Guatemala, la niña

Foto por Christopher Crouzet

Consentida por el tiempo, la naturaleza y la vida; que se encargaron de vestirla con ropas de primavera de pies a cabeza, de noche y de día. Mimada y custodiada por los treinta y siete gigantes que la rodean y que, además, protegen los paisajes más hermosos que el mundo decidió esconder, con cierto recelo, dentro de sus montañas y sus lagos, como quien guarda un tesoro invaluable. Dicen que se le veía salir de la cama cada mañana, con una taza de café humeante entre las manos, endulzado a su antojo con azúcar de caña que ella misma cuidó entre abrazos de sol y riego. Dicen que le gustaba sentir el calor del mediodía en compañía del mar. Ese vecino suyo, que es como un señor indecente que va perdiendo los escrúpulos conforme se va haciendo viejo, y que siempre se aparecía con historias y anécdotas de tiempos remotos; de carabelas españolas, de naufragios y diluvios, de conquistadores embusteros y civilizaciones antiguas olvidadas por el tiempo. Dicen que le contaba estas historias entre caricias de agüita salada, meciéndola entre sus brazos invisibles hasta lograr que conciliara el sueño.

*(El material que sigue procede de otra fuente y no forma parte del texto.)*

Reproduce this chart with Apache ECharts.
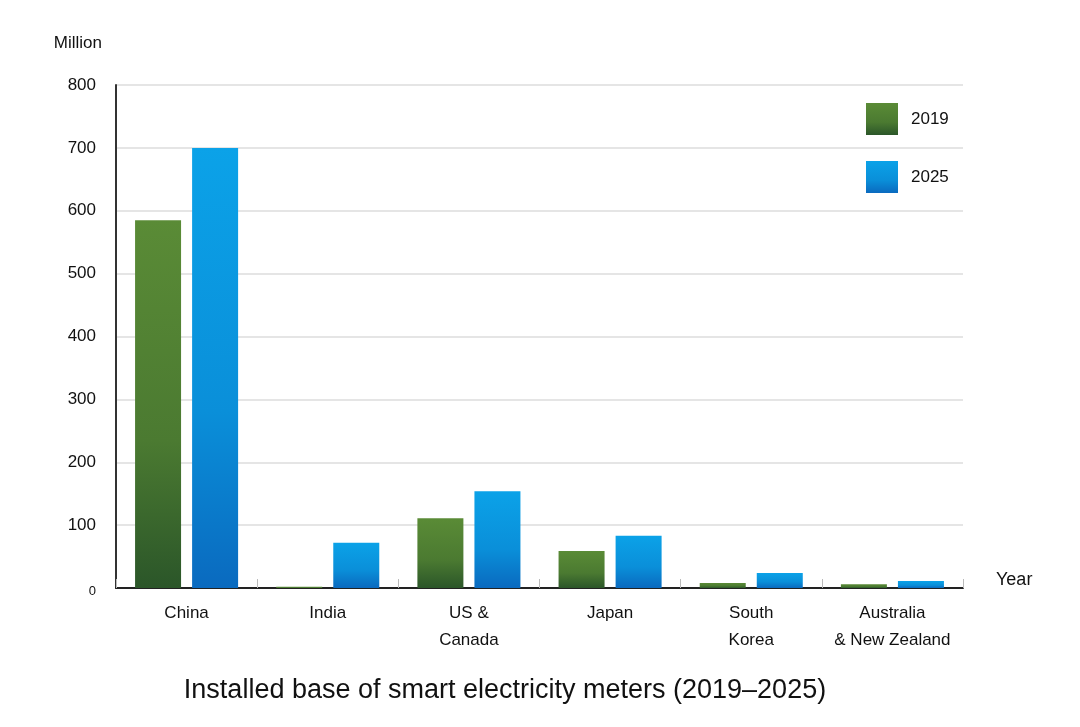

Pero el tiempo, que no es más que un mercenario, al cometer la estupidez de seguir con su marcha obstinada, como un pelotón de soldados sordos que avanzan hacía el frente sin detenerse nunca, la fue lastimando hasta llenarla de frío, de ese frío intrépido y despiadado que se apodera de los huesos y no los suelta por nada del mundo. «… fue en Guatemala, la Guatemala de Árbenz, que entendí que, para ser revolucionario, primero hay que tener revolución». – escribía el Ché en su diario. Ella fue su primer amante. De sus labios floreció ese primer beso que se da y que se graba a fuego para siempre en la memoria de quien lo recibe. Besos de revolución. Él flotaba de su mano, como un adolescente enamorado, justo antes de emprender aquella conocida hazaña que culminaría con la conquista de La Habana. Mientras Árbenz, con sus reformas y sus sueños de convertir a la niña en una elegante mujer demócrata, la sacudía con fuerza para despertarla de su siesta profunda… fuckin american
dream.

Y aquella llama, que alguna vez logró quemar las cadenas de la vieja Europa, la Europa cristiana… se vio embriagada por los espejismos de la libertad absoluta y la autonomía. En un abrir y cerrar de ojos, los muchos colores tatuados para siempre en su piel, que la diferenciaban del resto, se despintaron hasta verse totalmente opacados por las barras y las estrellas. Casi de la noche a la mañana, dejó de brillar como una tacita de plata, dejó de bailar al ritmo alegre y ostentoso que le tocaban aquellas
tablitas de madera, dejó de cantarle a aquella «luna, gardenia de plata, que en su serenata se hacía canción…» y poco a poco, aquel sol radiante y hermoso, que alguna vez la alumbró, fue escondiéndose cobardemente detrás de nubes negras, hasta desaparecer por completo. El semblante le cambió drásticamente, de una felicidad absoluta, a una mueca más parecida al desencanto y al dolor.

Y en medio de todo el frío que aquello provocó, mientras su gente intentaba levantar las nubes con los puños frente al Palacio Nacional, ella seguía inconsciente, olvidada en algún lugar entre lo profundo y el abismo. Y a lo lejos, desde un rincón inhóspito, resonaban las palabras que alguna vez escribió José Martí embragado de dolor…


«Dicen que murió de frío, pero yo sé que murió de amor».